The most common Flux failure patterns in production, and how to resolve each:

  • GitRepository stuck on "GitOperationFailed": Almost always an SSH key rotation or GitHub token expiration. Check the Secret referenced by secretRef, recreate it with the new credential, then flux reconcile source git <name>.
  • Kustomization "health check timeout": A resource applied by Flux failed its own readiness check (e.g., a Deployment that never reaches its desired replica count). The Kustomization itself is healthy — the underlying workload is not. Debug the workload directly: kubectl describe pod, kubectl logs.
  • HelmRelease stuck in "upgrade retries exhausted": The chart values are invalid or the chart has a bug. Flux will have rolled back automatically if remediateLastFailure: true. Inspect the Helm history: helm history ingress-nginx -n infrastructure to see which revision failed and what error Helm returned.
  • Drift not being corrected: Verify interval has elapsed and that the Kustomization's .status.lastAppliedRevision matches the Git HEAD. A mismatch means source-controller has new content that kustomize-controller has not yet consumed — check source-controller logs.
Flux vs.

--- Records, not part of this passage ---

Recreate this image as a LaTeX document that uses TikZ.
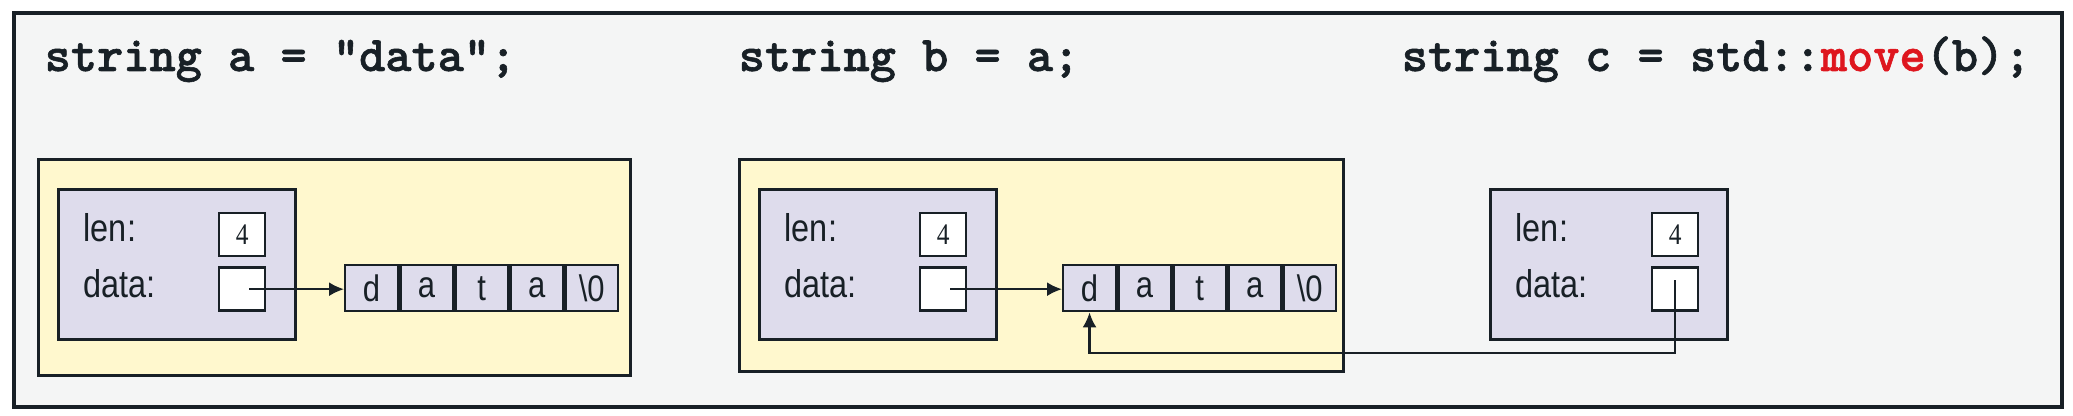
\documentclass[tikz,border=0pt]{standalone}
\usepackage{fontspec}
\newfontfamily\labelfont[FakeStretch=0.84]{Liberation Sans}
\newfontfamily\digitfont[FakeStretch=0.85]{Liberation Serif}
\newfontfamily\codefont{lmmonolt10-bold.otf}[FakeBold=1.2]
\usetikzlibrary{positioning,arrows.meta}
\definecolor{moveInk}{RGB}{24,32,38}
\definecolor{moveRed}{RGB}{222,22,30}
\definecolor{moveBack}{RGB}{244,245,245}
\definecolor{moveHeap}{RGB}{255,248,206}
\definecolor{moveObj}{RGB}{222,220,236}

\begin{document}
\begin{tikzpicture}[x=0.1mm, y=-0.1mm,
    frame/.style={draw=moveInk, fill=moveBack, line width=1pt, inner sep=0pt,
      minimum width=204.8mm, minimum height=39.4mm},
    code/.style={inner sep=0pt, text=moveInk,
      font=\codefont\fontsize{14.2}{16}\selectfont},
    heap/.style={draw=moveInk, fill=moveHeap, line width=0.8pt, inner sep=0pt,
      minimum height=21.6mm},
    obj/.style={draw=moveInk, fill=moveObj, line width=0.8pt, inner sep=0pt,
      minimum width=23.7mm, minimum height=15mm},
    lbl/.style={inner sep=0pt, text=moveInk, font=\labelfont\fontsize{11}{12}\selectfont},
    valbox/.style={draw=moveInk, fill=white, line width=0.7pt, inner sep=0pt,
      minimum width=4.6mm, minimum height=4.3mm, text=moveInk,
      font=\digitfont\fontsize{8.5}{9}\selectfont},
    cell/.style={draw=moveInk, fill=moveObj, line width=0.7pt, inner sep=0pt,
      minimum width=5.26mm, minimum height=4.6mm, text=moveInk,
      font=\labelfont\fontsize{10.5}{11}\selectfont},
    ptr/.style={-{Latex[length=1.5mm, width=1.4mm]}, line width=0.6pt, color=moveInk}
  ]
    \useasboundingbox (0,0) rectangle (2073,416);
    \node[frame, anchor=north west] (outer) at (12,11) {};

    \node[code, anchor=base west] (codea) at (44,71) {string a = "data";};
    \node[code, anchor=base west] (codeb) at (738,71) {string b = a;};
    \node[code, anchor=base west] (codec) at (1401,71)
      {string c = std::\textcolor{moveRed}{move}(b);};

    \node[heap, minimum width=59.2mm, anchor=north west] (heapa) at (37,158) {};
    \node[heap, minimum width=60.4mm, minimum height=21.2mm, anchor=north west] (heapb) at (738,158) {};

    \node[obj, anchor=north west] (obja) at (57,188) {};
    \node[obj, anchor=north west] (objb) at (758,188) {};
    \node[obj, anchor=north west] (objc) at (1489,188) {};

    \node[lbl, anchor=base west] (lenlbla) at (83,242) {len:};
    \node[lbl, anchor=base west] (datlbla) at (83,298) {data:};
    \node[lbl, anchor=base west] (lenlblb) at (784,242) {len:};
    \node[lbl, anchor=base west] (datlblb) at (784,298) {data:};
    \node[lbl, anchor=base west] (lenlblc) at (1515,242) {len:};
    \node[lbl, anchor=base west] (datlblc) at (1515,298) {data:};

    \node[valbox, anchor=north west] (lena) at (218,212) {4};
    \node[valbox, below=0.9mm of lena] (ptra) {};
    \node[valbox, anchor=north west] (lenb) at (919,212) {4};
    \node[valbox, below=0.9mm of lenb] (ptrb) {};
    \node[valbox, anchor=north west] (lenc) at (1651,212) {4};
    \node[valbox, below=0.9mm of lenc] (ptrc) {};

    \node[cell, anchor=north west] (a0) at (344,264) {d};
    \node[cell, right=0pt of a0] (a1) {a};
    \node[cell, right=0pt of a1] (a2) {t};
    \node[cell, right=0pt of a2] (a3) {a};
    \node[cell, right=0pt of a3] (a4) {\textbackslash 0};

    \node[cell, anchor=north west] (b0) at (1062,264) {d};
    \node[cell, right=0pt of b0] (b1) {a};
    \node[cell, right=0pt of b1] (b2) {t};
    \node[cell, right=0pt of b2] (b3) {a};
    \node[cell, right=0pt of b3] (b4) {\textbackslash 0};

    \coordinate (route) at (0,353);

    \draw[ptr] ([xshift=0.7mm]ptra.center) -- (ptra.center -| a0.west);
    \draw[ptr] ([xshift=0.7mm]ptrb.center) -- (ptrb.center -| b0.west);
    \draw[ptr] ([yshift=0.9mm]ptrc.center) -- (ptrc.center |- route)
      -- (b0.south |- route) -- (b0.south);
  \end{tikzpicture}
\end{document}
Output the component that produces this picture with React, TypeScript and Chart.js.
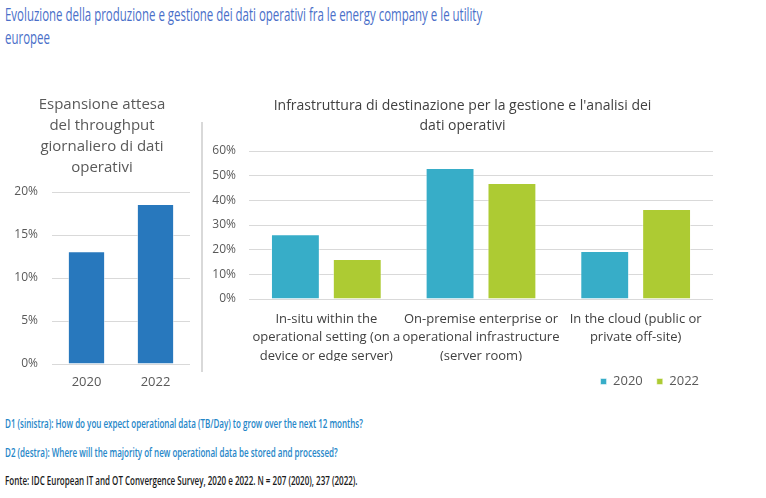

ArgoCD architectural trade-off: Flux is operationally lighter (no UI server, no Redis, no application database) and integrates more naturally into a CLI/IaC-first workflow. ArgoCD provides richer multi-tenant RBAC and a visual UI that operations teams find indispensable. At scale, many organisations run both: Flux for automated infrastructure and cluster-level resources (CRDs, operators, cert-manager, Prometheus), ArgoCD for application team workflows where the UI and RBAC delegation matter. Choose based on your team's operational model, not brand preference.

Summary

Flux's toolkit architecture separates fetching (source-controller), rendering (kustomize-controller), and releasing (helm-controller) into independent, replaceable components. The GitRepository CRD is your entry point for any Git-backed source, and the Kustomization CRD is the reconciliation object that translates Git content into live cluster state. Mastering these two CRDs — and understanding how source-controller's artifact model decouples credential handling from reconciliation — is the foundation for building production-grade Flux pipelines covered in the next lessons.